Write out again exactly the lines from the one containing "Give me the Chart.js source for this chart." through the one containing "0.690,0.712,0.742,0.694,0.753,0.744,0.688,0.731,0.733,0.749];", both included, and omit the pictures.

#### PROVIDED DATA

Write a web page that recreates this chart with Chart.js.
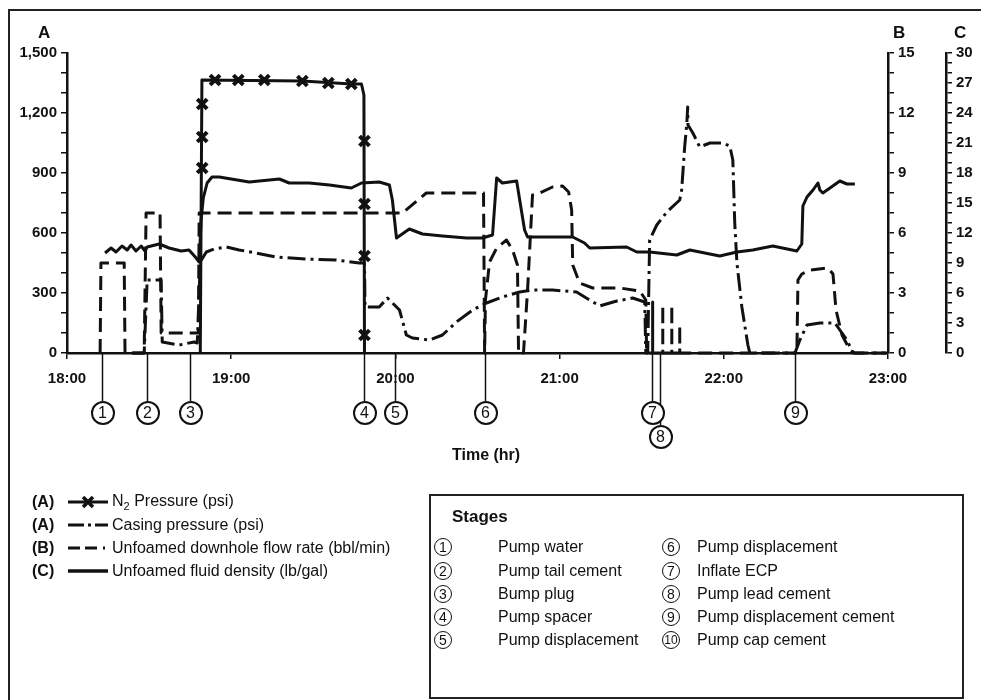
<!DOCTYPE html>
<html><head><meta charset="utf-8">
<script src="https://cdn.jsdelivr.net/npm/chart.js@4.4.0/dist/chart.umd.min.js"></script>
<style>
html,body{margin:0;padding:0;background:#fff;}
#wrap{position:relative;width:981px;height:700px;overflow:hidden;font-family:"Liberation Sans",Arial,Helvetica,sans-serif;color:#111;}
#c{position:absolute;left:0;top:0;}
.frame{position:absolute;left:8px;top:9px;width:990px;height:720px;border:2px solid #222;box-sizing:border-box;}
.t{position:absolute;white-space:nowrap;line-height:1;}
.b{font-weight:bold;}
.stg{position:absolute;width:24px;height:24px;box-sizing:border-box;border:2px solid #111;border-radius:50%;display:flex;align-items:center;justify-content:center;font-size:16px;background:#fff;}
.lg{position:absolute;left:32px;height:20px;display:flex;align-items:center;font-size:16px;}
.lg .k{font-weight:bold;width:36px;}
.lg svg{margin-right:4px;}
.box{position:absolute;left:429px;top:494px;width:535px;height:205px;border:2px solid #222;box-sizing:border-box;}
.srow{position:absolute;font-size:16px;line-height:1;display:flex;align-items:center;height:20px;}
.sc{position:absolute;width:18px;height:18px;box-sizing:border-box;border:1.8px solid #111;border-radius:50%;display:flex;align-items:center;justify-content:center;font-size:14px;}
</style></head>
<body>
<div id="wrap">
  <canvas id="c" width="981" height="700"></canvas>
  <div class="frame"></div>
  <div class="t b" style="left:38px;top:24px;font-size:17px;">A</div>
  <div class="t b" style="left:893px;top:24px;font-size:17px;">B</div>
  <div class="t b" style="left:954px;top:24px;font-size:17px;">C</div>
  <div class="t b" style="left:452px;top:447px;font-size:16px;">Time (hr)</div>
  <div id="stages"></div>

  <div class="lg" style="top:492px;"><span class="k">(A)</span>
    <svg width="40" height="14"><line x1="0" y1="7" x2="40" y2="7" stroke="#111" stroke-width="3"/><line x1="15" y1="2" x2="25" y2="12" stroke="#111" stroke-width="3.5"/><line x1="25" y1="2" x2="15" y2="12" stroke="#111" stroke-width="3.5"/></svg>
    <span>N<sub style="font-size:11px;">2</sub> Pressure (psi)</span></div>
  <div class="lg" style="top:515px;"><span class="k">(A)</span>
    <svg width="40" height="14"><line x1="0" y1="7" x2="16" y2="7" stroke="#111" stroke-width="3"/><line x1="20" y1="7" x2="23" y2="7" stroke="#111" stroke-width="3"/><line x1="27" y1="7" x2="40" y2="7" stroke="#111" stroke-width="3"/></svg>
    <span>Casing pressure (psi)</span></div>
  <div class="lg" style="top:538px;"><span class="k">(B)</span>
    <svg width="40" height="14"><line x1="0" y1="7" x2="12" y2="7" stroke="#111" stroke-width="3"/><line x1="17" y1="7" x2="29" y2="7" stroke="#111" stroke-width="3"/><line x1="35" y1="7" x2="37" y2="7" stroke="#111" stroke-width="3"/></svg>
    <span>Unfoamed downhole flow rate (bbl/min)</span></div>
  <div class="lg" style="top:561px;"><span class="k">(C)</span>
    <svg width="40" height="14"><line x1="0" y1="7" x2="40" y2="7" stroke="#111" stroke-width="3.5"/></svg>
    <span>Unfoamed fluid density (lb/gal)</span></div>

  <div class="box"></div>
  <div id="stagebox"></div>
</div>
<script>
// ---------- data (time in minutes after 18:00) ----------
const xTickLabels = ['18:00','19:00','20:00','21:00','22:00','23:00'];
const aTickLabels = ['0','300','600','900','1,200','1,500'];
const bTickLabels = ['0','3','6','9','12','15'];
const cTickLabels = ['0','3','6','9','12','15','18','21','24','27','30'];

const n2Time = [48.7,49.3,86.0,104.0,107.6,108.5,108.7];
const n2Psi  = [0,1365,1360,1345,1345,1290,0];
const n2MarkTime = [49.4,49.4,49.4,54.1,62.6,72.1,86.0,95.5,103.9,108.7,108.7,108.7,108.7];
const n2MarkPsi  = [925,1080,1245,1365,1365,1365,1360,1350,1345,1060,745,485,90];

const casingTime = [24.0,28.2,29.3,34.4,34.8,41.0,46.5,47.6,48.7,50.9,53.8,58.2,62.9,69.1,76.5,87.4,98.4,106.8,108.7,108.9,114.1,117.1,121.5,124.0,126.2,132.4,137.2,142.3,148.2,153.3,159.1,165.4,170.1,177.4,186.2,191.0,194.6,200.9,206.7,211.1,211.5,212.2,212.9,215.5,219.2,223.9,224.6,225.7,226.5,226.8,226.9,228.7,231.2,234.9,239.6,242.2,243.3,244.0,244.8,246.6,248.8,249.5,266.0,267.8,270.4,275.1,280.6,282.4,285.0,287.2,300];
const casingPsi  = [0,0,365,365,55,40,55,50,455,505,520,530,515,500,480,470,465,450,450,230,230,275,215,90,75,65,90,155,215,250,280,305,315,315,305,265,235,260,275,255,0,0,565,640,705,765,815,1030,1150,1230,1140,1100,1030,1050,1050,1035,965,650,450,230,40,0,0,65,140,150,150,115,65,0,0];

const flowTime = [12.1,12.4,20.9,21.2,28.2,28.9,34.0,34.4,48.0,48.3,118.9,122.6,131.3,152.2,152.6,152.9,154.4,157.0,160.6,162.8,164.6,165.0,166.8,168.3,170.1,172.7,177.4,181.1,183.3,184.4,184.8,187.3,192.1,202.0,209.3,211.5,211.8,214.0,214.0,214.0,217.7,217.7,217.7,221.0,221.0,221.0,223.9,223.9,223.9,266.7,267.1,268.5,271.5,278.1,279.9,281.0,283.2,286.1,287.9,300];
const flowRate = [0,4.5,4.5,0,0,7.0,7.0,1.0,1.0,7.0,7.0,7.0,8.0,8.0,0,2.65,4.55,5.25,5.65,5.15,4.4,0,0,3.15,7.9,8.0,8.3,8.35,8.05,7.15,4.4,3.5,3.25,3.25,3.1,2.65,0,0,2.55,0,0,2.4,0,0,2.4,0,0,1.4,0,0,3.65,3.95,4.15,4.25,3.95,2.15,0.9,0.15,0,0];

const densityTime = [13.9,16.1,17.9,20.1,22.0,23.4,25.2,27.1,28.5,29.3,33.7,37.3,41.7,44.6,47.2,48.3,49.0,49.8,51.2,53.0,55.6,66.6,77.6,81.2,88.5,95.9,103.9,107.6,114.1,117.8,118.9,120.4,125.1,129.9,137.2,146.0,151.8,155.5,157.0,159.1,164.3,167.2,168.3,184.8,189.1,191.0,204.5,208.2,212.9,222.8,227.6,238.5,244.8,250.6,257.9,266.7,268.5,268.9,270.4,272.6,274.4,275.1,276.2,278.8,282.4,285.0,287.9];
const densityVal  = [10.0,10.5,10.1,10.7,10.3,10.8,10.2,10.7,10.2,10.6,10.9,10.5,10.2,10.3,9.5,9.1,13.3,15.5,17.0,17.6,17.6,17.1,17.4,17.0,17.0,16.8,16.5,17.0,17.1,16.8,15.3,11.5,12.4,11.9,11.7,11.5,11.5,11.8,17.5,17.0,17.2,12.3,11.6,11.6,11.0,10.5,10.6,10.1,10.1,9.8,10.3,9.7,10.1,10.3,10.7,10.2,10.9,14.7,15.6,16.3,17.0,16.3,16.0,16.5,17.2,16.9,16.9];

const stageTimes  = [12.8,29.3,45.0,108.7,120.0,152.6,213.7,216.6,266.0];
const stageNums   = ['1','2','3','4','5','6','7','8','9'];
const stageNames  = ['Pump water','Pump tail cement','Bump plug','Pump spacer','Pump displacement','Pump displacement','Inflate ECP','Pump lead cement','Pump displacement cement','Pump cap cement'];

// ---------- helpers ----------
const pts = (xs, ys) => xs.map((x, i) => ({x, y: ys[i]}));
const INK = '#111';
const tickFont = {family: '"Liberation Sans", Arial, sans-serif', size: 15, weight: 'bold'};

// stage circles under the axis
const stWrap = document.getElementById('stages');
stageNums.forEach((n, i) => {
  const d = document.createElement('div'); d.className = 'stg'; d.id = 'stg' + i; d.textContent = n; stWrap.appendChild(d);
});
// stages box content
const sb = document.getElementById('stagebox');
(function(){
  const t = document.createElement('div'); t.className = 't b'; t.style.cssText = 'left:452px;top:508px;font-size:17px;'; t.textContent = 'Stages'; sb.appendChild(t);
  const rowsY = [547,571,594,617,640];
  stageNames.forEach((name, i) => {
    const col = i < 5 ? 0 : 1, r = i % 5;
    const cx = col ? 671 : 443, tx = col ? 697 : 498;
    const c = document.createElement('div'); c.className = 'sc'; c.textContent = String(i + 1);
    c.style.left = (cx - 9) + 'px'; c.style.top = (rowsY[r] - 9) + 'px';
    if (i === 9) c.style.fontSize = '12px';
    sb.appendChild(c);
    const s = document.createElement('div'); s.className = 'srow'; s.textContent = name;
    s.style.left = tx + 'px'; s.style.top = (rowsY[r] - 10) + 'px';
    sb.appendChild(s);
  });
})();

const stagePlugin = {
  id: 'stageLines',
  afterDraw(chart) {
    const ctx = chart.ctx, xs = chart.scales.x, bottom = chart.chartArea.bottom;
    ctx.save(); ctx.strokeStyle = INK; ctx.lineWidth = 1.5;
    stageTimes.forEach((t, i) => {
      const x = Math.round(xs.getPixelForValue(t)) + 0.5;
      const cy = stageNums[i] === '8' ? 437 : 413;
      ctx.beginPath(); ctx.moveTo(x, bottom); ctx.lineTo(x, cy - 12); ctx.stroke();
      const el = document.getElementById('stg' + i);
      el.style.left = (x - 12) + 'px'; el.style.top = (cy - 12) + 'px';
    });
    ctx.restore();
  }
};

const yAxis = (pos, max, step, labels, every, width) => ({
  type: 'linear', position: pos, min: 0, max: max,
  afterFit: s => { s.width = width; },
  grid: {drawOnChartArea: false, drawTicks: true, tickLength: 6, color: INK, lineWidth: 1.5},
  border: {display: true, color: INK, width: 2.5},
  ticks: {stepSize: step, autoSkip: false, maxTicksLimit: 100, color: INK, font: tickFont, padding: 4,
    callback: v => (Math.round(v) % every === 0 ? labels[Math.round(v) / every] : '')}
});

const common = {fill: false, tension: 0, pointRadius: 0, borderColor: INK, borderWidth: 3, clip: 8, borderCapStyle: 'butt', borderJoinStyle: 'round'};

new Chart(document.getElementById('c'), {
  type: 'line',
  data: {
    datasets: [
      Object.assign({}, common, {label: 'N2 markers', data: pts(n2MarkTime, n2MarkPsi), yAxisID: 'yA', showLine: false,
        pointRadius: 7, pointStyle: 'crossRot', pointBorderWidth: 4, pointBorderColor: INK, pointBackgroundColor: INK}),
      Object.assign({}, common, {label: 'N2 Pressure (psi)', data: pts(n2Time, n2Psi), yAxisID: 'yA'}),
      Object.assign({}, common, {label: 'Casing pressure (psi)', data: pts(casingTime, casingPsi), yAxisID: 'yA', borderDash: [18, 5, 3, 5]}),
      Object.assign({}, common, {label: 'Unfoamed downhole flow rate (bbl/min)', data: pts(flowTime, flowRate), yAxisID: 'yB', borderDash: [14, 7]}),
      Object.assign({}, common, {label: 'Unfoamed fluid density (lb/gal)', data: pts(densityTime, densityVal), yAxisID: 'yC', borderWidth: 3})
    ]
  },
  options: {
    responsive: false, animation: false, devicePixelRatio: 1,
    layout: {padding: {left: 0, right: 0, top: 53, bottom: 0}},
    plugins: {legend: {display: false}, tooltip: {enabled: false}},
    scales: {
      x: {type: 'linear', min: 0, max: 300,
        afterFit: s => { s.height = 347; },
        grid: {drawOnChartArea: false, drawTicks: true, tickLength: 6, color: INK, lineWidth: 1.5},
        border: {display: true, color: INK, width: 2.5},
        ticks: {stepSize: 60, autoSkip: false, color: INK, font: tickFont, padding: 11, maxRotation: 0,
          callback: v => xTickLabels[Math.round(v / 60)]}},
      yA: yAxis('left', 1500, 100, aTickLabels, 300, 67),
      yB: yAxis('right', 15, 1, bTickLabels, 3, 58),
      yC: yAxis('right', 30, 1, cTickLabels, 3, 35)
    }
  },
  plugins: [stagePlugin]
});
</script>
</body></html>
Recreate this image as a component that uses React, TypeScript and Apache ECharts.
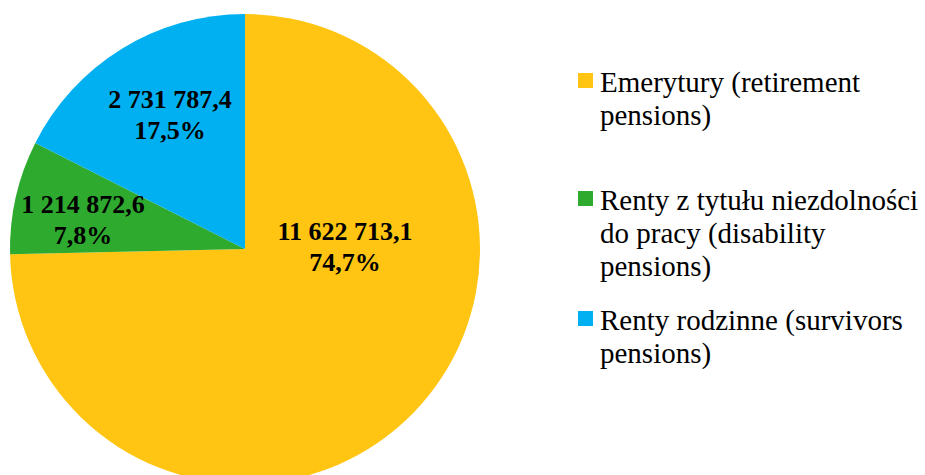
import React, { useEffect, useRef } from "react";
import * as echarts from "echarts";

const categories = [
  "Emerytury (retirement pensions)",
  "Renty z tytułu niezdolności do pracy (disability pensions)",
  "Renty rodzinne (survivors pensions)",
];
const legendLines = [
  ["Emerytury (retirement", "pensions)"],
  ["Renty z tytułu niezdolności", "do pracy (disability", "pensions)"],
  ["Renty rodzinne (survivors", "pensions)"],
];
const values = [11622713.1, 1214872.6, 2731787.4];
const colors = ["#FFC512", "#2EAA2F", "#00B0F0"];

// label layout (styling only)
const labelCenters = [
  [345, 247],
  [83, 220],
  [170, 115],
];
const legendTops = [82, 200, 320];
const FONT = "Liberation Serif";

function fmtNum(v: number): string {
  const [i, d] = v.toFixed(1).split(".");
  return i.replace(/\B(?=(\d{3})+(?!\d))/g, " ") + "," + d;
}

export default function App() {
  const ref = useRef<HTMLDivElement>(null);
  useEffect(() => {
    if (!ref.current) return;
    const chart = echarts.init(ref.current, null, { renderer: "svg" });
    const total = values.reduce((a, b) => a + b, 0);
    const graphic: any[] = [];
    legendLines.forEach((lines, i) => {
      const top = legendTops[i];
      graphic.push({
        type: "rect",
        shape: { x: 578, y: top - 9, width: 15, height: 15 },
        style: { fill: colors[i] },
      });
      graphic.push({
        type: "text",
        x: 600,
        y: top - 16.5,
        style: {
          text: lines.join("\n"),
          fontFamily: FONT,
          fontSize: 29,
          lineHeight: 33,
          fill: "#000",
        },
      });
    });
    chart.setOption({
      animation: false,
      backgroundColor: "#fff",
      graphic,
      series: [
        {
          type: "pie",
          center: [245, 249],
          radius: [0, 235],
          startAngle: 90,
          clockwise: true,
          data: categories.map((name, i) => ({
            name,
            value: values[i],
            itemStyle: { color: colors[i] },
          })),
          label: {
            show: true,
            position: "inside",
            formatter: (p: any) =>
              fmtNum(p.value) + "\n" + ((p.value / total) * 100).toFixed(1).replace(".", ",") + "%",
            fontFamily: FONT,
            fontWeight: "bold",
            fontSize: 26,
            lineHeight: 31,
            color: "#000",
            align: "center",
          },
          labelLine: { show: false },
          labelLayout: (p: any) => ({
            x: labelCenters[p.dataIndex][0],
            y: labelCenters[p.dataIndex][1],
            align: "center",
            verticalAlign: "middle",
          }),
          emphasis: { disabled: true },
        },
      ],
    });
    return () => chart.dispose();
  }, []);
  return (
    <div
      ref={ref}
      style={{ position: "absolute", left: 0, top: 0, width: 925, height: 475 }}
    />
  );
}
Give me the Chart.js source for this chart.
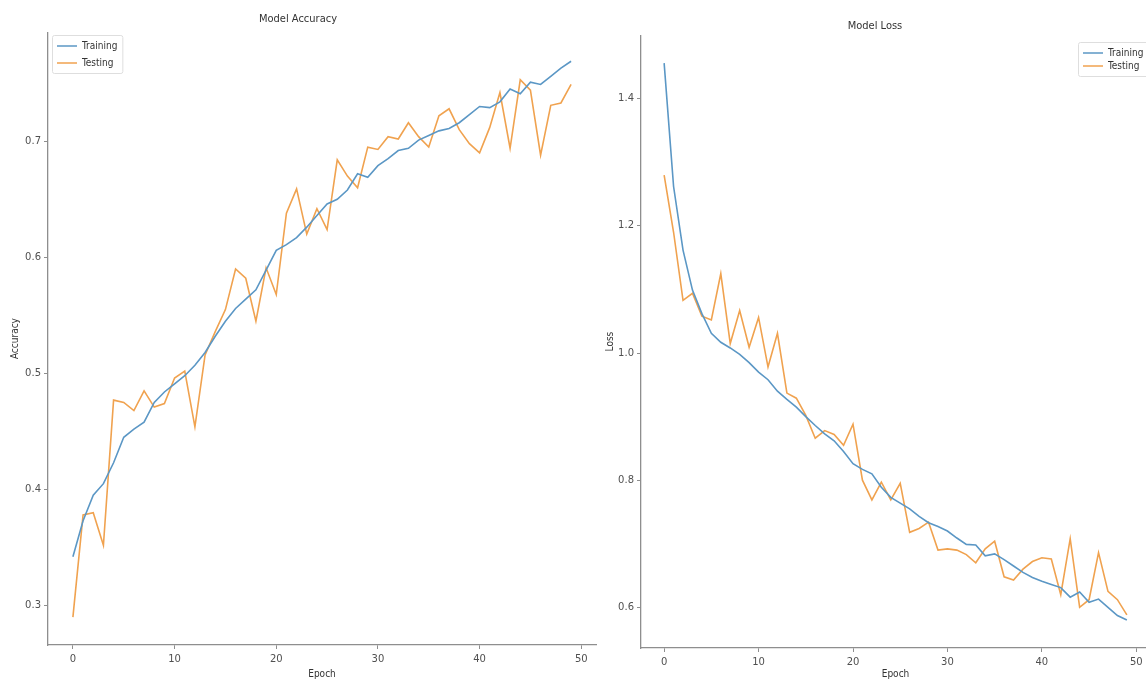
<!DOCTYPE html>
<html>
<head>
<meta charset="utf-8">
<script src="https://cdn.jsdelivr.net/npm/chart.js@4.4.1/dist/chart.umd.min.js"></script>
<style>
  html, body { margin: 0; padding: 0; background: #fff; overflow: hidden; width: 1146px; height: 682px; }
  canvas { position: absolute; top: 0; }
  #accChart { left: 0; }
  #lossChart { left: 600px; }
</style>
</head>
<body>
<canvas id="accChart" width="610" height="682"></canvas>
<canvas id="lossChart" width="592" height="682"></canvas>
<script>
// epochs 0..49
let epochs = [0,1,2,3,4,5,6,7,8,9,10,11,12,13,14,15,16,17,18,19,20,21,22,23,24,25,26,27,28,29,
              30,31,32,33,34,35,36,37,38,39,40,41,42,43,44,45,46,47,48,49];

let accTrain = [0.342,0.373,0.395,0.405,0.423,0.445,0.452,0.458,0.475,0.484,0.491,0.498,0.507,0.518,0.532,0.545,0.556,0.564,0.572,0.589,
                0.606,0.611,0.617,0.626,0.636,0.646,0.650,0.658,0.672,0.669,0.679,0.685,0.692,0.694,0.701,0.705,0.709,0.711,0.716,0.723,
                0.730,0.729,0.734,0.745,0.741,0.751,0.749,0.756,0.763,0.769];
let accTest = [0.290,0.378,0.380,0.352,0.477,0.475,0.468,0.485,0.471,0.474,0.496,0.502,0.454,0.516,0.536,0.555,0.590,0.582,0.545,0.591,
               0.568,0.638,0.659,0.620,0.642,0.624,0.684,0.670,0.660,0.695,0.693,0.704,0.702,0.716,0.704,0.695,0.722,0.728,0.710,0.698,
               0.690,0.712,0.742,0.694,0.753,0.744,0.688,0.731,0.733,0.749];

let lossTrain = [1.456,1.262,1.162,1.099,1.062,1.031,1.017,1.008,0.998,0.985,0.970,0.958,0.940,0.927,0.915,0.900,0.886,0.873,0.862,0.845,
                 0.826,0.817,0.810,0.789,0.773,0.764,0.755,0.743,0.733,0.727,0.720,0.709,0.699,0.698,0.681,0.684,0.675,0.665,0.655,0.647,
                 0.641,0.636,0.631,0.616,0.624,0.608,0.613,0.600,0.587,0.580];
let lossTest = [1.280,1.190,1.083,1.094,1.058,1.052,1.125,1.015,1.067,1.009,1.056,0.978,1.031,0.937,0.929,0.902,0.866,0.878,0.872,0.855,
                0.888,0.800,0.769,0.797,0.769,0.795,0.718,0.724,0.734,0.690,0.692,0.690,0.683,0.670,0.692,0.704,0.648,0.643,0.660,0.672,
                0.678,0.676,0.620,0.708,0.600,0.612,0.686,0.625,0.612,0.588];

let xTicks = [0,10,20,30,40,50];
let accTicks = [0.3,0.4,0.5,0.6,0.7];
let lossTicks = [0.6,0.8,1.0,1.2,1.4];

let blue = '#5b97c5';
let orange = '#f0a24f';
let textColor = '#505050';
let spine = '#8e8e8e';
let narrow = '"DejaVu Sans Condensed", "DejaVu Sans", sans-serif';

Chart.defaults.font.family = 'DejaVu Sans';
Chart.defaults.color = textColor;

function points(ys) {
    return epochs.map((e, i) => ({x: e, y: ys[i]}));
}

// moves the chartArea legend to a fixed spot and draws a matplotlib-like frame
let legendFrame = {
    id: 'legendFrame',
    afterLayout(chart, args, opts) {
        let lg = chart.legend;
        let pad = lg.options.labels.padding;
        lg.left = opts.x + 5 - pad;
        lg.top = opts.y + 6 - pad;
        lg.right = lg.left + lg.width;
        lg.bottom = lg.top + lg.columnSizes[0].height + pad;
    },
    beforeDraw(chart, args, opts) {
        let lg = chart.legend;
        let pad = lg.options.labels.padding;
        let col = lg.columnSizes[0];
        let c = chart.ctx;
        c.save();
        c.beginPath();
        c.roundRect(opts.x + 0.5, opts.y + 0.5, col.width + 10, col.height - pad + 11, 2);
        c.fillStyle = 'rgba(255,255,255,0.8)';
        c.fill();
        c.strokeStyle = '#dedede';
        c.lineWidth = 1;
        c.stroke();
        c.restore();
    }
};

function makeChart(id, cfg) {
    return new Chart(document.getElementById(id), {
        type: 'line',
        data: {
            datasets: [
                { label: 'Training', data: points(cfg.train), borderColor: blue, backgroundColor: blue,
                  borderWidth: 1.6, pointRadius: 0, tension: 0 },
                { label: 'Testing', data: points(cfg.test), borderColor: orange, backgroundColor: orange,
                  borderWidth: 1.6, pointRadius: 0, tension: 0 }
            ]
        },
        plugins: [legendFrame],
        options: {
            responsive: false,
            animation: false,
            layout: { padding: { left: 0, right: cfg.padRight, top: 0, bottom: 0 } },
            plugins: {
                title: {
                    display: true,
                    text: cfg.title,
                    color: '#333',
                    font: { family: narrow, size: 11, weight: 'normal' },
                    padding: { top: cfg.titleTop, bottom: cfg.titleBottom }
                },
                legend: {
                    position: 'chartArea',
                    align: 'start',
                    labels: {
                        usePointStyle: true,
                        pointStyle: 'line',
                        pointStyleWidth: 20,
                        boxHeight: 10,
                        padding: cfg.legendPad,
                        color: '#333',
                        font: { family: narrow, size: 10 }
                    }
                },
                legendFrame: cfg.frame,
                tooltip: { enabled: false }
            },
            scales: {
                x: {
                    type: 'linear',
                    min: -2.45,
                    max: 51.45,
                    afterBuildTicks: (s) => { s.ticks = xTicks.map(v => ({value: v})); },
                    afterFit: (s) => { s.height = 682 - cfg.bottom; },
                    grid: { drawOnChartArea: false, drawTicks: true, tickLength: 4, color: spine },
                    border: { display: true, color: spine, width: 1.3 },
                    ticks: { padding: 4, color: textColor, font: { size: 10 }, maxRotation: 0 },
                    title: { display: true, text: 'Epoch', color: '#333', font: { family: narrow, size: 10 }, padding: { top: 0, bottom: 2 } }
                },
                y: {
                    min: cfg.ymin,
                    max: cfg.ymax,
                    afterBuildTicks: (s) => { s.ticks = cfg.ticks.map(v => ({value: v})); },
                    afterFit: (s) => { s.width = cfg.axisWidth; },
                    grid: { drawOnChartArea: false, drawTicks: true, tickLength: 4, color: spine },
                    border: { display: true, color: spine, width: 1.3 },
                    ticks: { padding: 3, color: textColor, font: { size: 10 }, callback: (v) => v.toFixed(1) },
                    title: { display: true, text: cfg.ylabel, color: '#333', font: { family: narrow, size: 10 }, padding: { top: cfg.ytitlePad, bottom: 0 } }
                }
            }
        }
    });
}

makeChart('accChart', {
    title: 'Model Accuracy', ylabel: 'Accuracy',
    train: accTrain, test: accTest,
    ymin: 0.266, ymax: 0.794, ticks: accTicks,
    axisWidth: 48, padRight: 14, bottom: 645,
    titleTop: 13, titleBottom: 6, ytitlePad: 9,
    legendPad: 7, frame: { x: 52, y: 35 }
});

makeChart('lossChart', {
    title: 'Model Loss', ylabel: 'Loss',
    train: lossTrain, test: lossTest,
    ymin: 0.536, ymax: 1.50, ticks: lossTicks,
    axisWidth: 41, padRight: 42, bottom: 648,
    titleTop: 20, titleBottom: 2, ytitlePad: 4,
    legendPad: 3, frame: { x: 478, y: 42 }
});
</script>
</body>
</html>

########

FULL SOLUTION
Give me the Chart.js source for this chart.
<!DOCTYPE html>
<html>
<head>
<meta charset="utf-8">
<script src="https://cdn.jsdelivr.net/npm/chart.js@4.4.1/dist/chart.umd.min.js"></script>
<style>
  html, body { margin: 0; padding: 0; background: #fff; overflow: hidden; width: 1146px; height: 682px; }
  canvas { position: absolute; top: 0; }
  #accChart { left: 0; }
  #lossChart { left: 600px; }
</style>
</head>
<body>
<canvas id="accChart" width="610" height="682"></canvas>
<canvas id="lossChart" width="592" height="682"></canvas>
<script>
// epochs 0..49
let epochs = [0,1,2,3,4,5,6,7,8,9,10,11,12,13,14,15,16,17,18,19,20,21,22,23,24,25,26,27,28,29,
              30,31,32,33,34,35,36,37,38,39,40,41,42,43,44,45,46,47,48,49];

let accTrain = [0.342,0.373,0.395,0.405,0.423,0.445,0.452,0.458,0.475,0.484,0.491,0.498,0.507,0.518,0.532,0.545,0.556,0.564,0.572,0.589,
                0.606,0.611,0.617,0.626,0.636,0.646,0.650,0.658,0.672,0.669,0.679,0.685,0.692,0.694,0.701,0.705,0.709,0.711,0.716,0.723,
                0.730,0.729,0.734,0.745,0.741,0.751,0.749,0.756,0.763,0.769];
let accTest = [0.290,0.378,0.380,0.352,0.477,0.475,0.468,0.485,0.471,0.474,0.496,0.502,0.454,0.516,0.536,0.555,0.590,0.582,0.545,0.591,
               0.568,0.638,0.659,0.620,0.642,0.624,0.684,0.670,0.660,0.695,0.693,0.704,0.702,0.716,0.704,0.695,0.722,0.728,0.710,0.698,
               0.690,0.712,0.742,0.694,0.753,0.744,0.688,0.731,0.733,0.749];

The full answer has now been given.